VPS vs Dedicated Server: Which Do You Need?
A VPS gives you dedicated resources at a fraction of the cost of a whole server — but some workloads genuinely need bare metal. Here's how to tell them apart.
The core difference
A VPS is one of several isolated virtual machines running on a physical host. You get dedicated CPU, RAM and NVMe, but you share the physical hardware with other VPS instances (safely isolated by the hypervisor).
A dedicated server is an entire physical machine reserved just for you — no other tenants at all. That means maximum, fully predictable performance and complete hardware isolation, at a higher price.

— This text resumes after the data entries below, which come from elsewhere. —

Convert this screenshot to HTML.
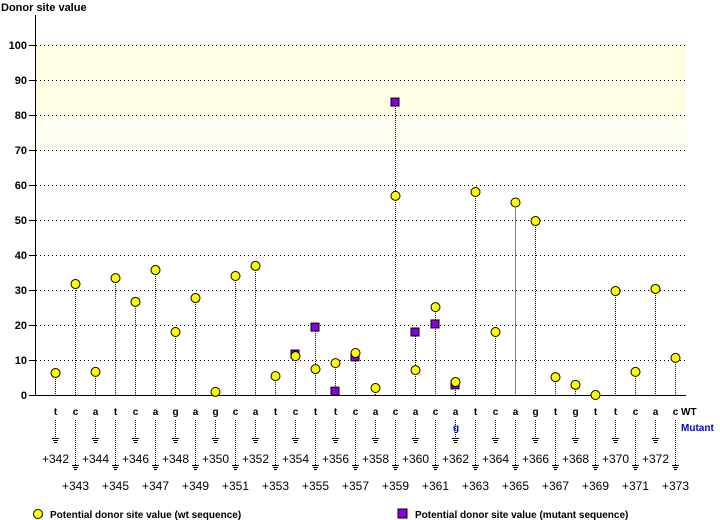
<!DOCTYPE html>
<html><head><meta charset="utf-8"><style>
body{margin:0;background:#fff;width:720px;height:520px;overflow:hidden}
svg{display:block;font-family:"Liberation Sans",sans-serif}
</style></head><body>
<svg id="s" width="720" height="520" xmlns="http://www.w3.org/2000/svg">
<rect x="36" y="45" width="650" height="70" fill="#fffde4"/>
<rect x="36" y="115" width="650" height="35" fill="#fffff2"/>
<text x="1" y="11" font-size="11" font-weight="bold">Donor site value</text>
<line x1="35.5" y1="15" x2="35.5" y2="396" stroke="#000"/>
<line x1="29" y1="395.5" x2="686" y2="395.5" stroke="#000"/>
<g id="g"></g>
<circle cx="38" cy="514" r="4.5" fill="#ffff00" stroke="#000"/>
<text x="50" y="518" font-size="10" font-weight="bold">Potential donor site value (wt sequence)</text>
<rect x="398" y="509" width="9" height="9" fill="#8800dd" stroke="#000"/>
<text x="415" y="518" font-size="10" font-weight="bold">Potential donor site value (mutant sequence)</text>
</svg>
<script>
(function(){
var g=document.getElementById('g'),h='';
for(var v=10;v<=100;v+=10){var y=395-v*3.5;
h+='<line x1="36" y1="'+(y+.5)+'" x2="686" y2="'+(y+.5)+'" stroke="#000" stroke-dasharray="1,3"/>';
h+='<line x1="29" y1="'+(y+.5)+'" x2="35" y2="'+(y+.5)+'" stroke="#000"/>';
h+='<text x="27" y="'+(y+4)+'" font-size="11" font-weight="bold" text-anchor="end">'+v+'</text>';}
h+='<text x="27" y="399" font-size="11" font-weight="bold" text-anchor="end">0</text>';
var seq="tcatcagagcatcttcacacatcagtgttcac";
var wt=[6.3,31.7,6.6,33.4,26.6,35.7,18,27.7,0.9,34,36.9,5.4,11.1,7.4,9.1,12,2,56.9,7.1,25.1,3.7,58,18,55,49.7,5.1,2.9,0,29.7,6.6,30.3,10.6];
var mu={12:11.7,13:19.4,14:1.1,15:10.9,17:83.7,18:18,19:20.3,20:2.9};
for(var i=0;i<32;i++){var x=55+i*20;
var ty=395-wt[i]*3.5;if(mu[i]!==undefined)ty=Math.min(ty,395-mu[i]*3.5);
h+='<line x1="'+(x+.5)+'" y1="'+ty+'" x2="'+(x+.5)+'" y2="395" stroke="#000" stroke-dasharray="1,1"/>';
if(mu[i]!==undefined){var my=395-mu[i]*3.5;h+='<rect x="'+(x-4)+'" y="'+(my-4)+'" width="8" height="8" fill="#8800dd" stroke="#000"/>';}
h+='<circle cx="'+(x+.5)+'" cy="'+(395-wt[i]*3.5)+'" r="4.5" fill="#ffff00" stroke="#000"/>';
h+='<text x="'+(x+.5)+'" y="415" font-size="10" font-weight="bold" text-anchor="middle">'+seq[i]+'</text>';
var odd=i%2==1,ey=odd?465:438;
h+='<line x1="'+(x+.5)+'" y1="420" x2="'+(x+.5)+'" y2="'+ey+'" stroke="#000" stroke-dasharray="1,1"/>';
h+='<line x1="'+(x-3)+'" y1="'+(ey+.5)+'" x2="'+(x+4)+'" y2="'+(ey+.5)+'" stroke="#000"/>';
h+='<line x1="'+(x-2)+'" y1="'+(ey+2.5)+'" x2="'+(x+3)+'" y2="'+(ey+2.5)+'" stroke="#000"/>';
h+='<line x1="'+(x-1)+'" y1="'+(ey+4.5)+'" x2="'+(x+2)+'" y2="'+(ey+4.5)+'" stroke="#000"/>';
h+='<text x="'+(x+.5)+'" y="'+(odd?490:463)+'" font-size="12" text-anchor="middle">+'+(342+i)+'</text>';}
h+='<text x="456" y="431" font-size="10" font-weight="bold" fill="#0000cc" text-anchor="middle">g</text>';
h+='<text x="681" y="415" font-size="10" font-weight="bold">WT</text>';
h+='<text x="681" y="431" font-size="10" font-weight="bold" fill="#0000cc">Mutant</text>';
g.innerHTML=h;
})();
</script>
</body></html>
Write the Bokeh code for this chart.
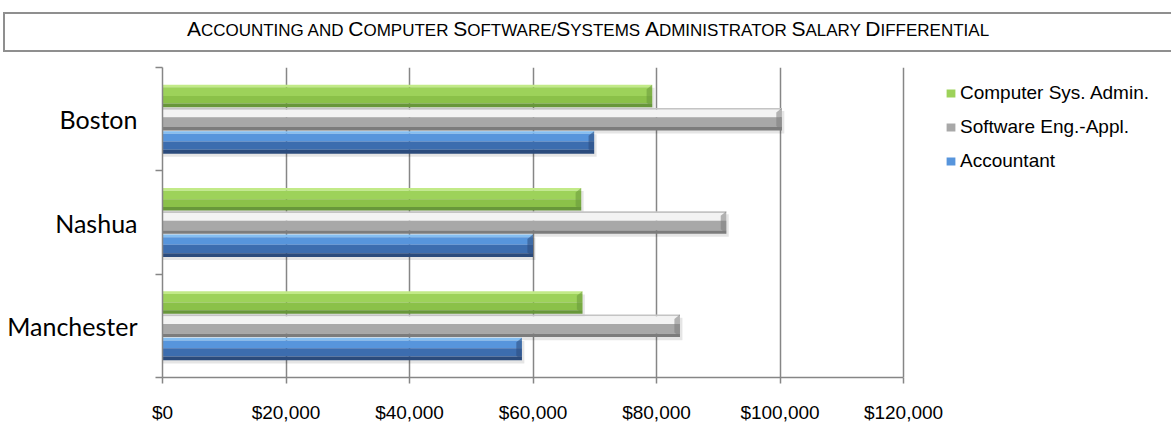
from bokeh.plotting import figure
from bokeh.models import (Range1d, FixedTicker, NumeralTickFormatter, Legend,
                          LegendItem, Div)
from bokeh.layouts import column
from bokeh.embed import file_html
from bokeh.resources import INLINE

# ---------------- data ----------------
cities = ["Manchester", "Nashua", "Boston"]
series_names = ["Computer Sys. Admin.", "Software Eng.-Appl.", "Accountant"]
sysadmin = [68000, 67800, 79300]
software = [83800, 91300, 100300]
accountant = [58200, 60000, 69900]
x_ticks = [0, 20000, 40000, 60000, 80000, 100000, 120000]
title_text = "Accounting and Computer Software/Systems Administrator Salary Differential"

series_values = [sysadmin, software, accountant]

# ---------------- styles ----------------
offsets = [0.225, 0.0, -0.225]
bar_h = 0.218
layers = [
    [(0.00, 0.12, "#c2ea88"), (0.12, 0.50, "#9dd25a"), (0.50, 0.84, "#8bc149"), (0.84, 1.00, "#68973a")],
    [(0.00, 0.08, "#c4c4c4"), (0.08, 0.42, "#f3f3f3"), (0.42, 0.85, "#a8a8a8"), (0.85, 1.00, "#7c7c7c")],
    [(0.00, 0.12, "#85bff2"), (0.12, 0.46, "#5795dc"), (0.46, 0.83, "#3c6daf"), (0.83, 1.00, "#2b4b7c")],
]
legend_layer = [1, 2, 1]
axis_col = "#868686"

# frame: 741 px for 0..120000, extended to the right edge so the legend sits inside
frame_left, frame_right_edge, px_full = 162, 1171, 741
x_end = x_ticks[-1] * (frame_right_edge - frame_left) / px_full

p = figure(width=1171, height=373, output_backend="svg", toolbar_location=None,
           x_range=Range1d(0, x_end), y_range=Range1d(0, 3),
           min_border_left=frame_left, min_border_right=0, min_border_top=15,
           min_border_bottom=48)
p.outline_line_color = None
p.background_fill_color = "white"
p.border_fill_color = "white"

# shadows
for k, vals in enumerate(series_values):
    ys = [i + 0.5 + offsets[k] - 0.03 for i in range(len(cities))]
    p.hbar(y=ys, left=0, right=[v + 400 for v in vals], height=bar_h,
           fill_color="black", fill_alpha=0.10, line_color=None)

legend_renderers = []
for k, vals in enumerate(series_values):
    for li, (ft, fb, col) in enumerate(layers[k]):
        ys = [i + 0.5 + offsets[k] + bar_h * (0.5 - (ft + fb) / 2) for i in range(len(cities))]
        r = p.hbar(y=ys, left=0, right=vals, height=bar_h * (fb - ft),
                   fill_color=col, line_color=None)
        if li == legend_layer[k]:
            legend_renderers.append(r)
    # right-end bevel facet
    xs, yy = [], []
    for i, v in enumerate(vals):
        yc = i + 0.5 + offsets[k]
        d = 900
        xs.append([v - d, v, v, v - d])
        yy.append([yc + bar_h * 0.3, yc + bar_h * 0.5, yc - bar_h * 0.5, yc - bar_h * 0.3])
    p.patches(xs, yy, fill_color=layers[k][3][2], fill_alpha=0.55, line_color=None)

# grid
p.xgrid.ticker = FixedTicker(ticks=x_ticks)
p.xgrid.grid_line_color = axis_col
p.xgrid.grid_line_width = 1.5
p.ygrid.grid_line_color = None

# x axis
xa = p.xaxis[0]
xa.ticker = FixedTicker(ticks=x_ticks)
xa.bounds = (x_ticks[0], x_ticks[-1])
xa.formatter = NumeralTickFormatter(format="$0,0")
xa.axis_line_color = axis_col
xa.axis_line_width = 1.5
xa.major_tick_line_color = axis_col
xa.major_tick_line_width = 1.5
xa.major_tick_out = 6
xa.major_tick_in = 0
xa.minor_tick_line_color = None
xa.major_label_text_font = "Liberation Sans"
xa.major_label_text_font_size = "19px"
xa.major_label_text_color = "black"
xa.major_label_standoff = 18

# y axis
ya = p.yaxis[0]
ya.ticker = FixedTicker(ticks=[i + 0.5 for i in range(len(cities))],
                        minor_ticks=[i for i in range(len(cities) + 1)])
ya.major_label_overrides = {i + 0.5: c for i, c in enumerate(cities)}
ya.axis_line_color = axis_col
ya.axis_line_width = 1.5
ya.major_tick_line_color = None
ya.major_tick_out = 7
ya.major_tick_in = 0
ya.minor_tick_line_color = axis_col
ya.minor_tick_line_width = 1.5
ya.minor_tick_out = 7
ya.minor_tick_in = 0
ya.major_label_text_font = "Lato"
ya.major_label_text_font_size = "25px"
ya.major_label_text_color = "black"
ya.major_label_standoff = 18

legend = Legend(items=[LegendItem(label=series_names[k], renderers=[legend_renderers[k]])
                       for k in range(3)],
                location=(783, 205), orientation="vertical",
                glyph_width=11, glyph_height=10, label_standoff=4,
                spacing=12, padding=0, margin=0,
                label_text_font="Liberation Sans", label_text_font_size="19px",
                label_text_color="black",
                border_line_color=None, background_fill_alpha=0)
p.add_layout(legend, "center")

# ---------------- title box ----------------
def small_caps_html(s, big=21, small=17):
    parts = []
    for ch in s:
        size = big if ch.isupper() else small
        parts.append((ch.upper(), size))
    html = []
    cur, cur_size = "", None
    for ch, size in parts:
        if size != cur_size and cur:
            html.append('<span style="font-size:%dpx">%s</span>' % (cur_size, cur))
            cur = ""
        cur_size = size
        cur += ch
    if cur:
        html.append('<span style="font-size:%dpx">%s</span>' % (cur_size, cur))
    return "".join(html)

div = Div(text=small_caps_html(title_text), width=1168, height=40,
          margin=(12, 0, 0, 3),
          styles={"border": "2px solid #8f8f8f", "border-right": "none",
                  "box-sizing": "border-box",
                  "text-align": "center", "font-family": "Liberation Sans",
                  "color": "black", "padding-top": "3px", "line-height": "24px",
                  "background": "white"})

layout = column(div, p, spacing=0)
open("out.html", "w").write(file_html(layout, INLINE))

VPS vs dedicated, side by side
| Factor | VPS | Dedicated Server |
|---|---|---|
| Hardware | Shared host, isolated VM | Entire physical machine |
| Performance | Dedicated resources | Maximum, no neighbours |
| Cost | From Rs. 400/mo | Higher, custom-quoted |
| Scalability | Quick to upgrade | Fixed hardware |
| Best for | Most sites & apps | Very large / isolated workloads |
Which should you choose?
A VPS is the right choice for the vast majority of projects — websites, apps, dev environments and even fairly busy stores. It's cost-effective, scales easily, and gives you full root.
Choose a dedicated server when you need an entire machine's worth of resources, full hardware isolation for compliance, or the most predictable performance for very heavy databases and high-traffic platforms.
A good rule of thumb: start with a VPS and scale up as you grow; move to dedicated only when a single large VPS can no longer keep up.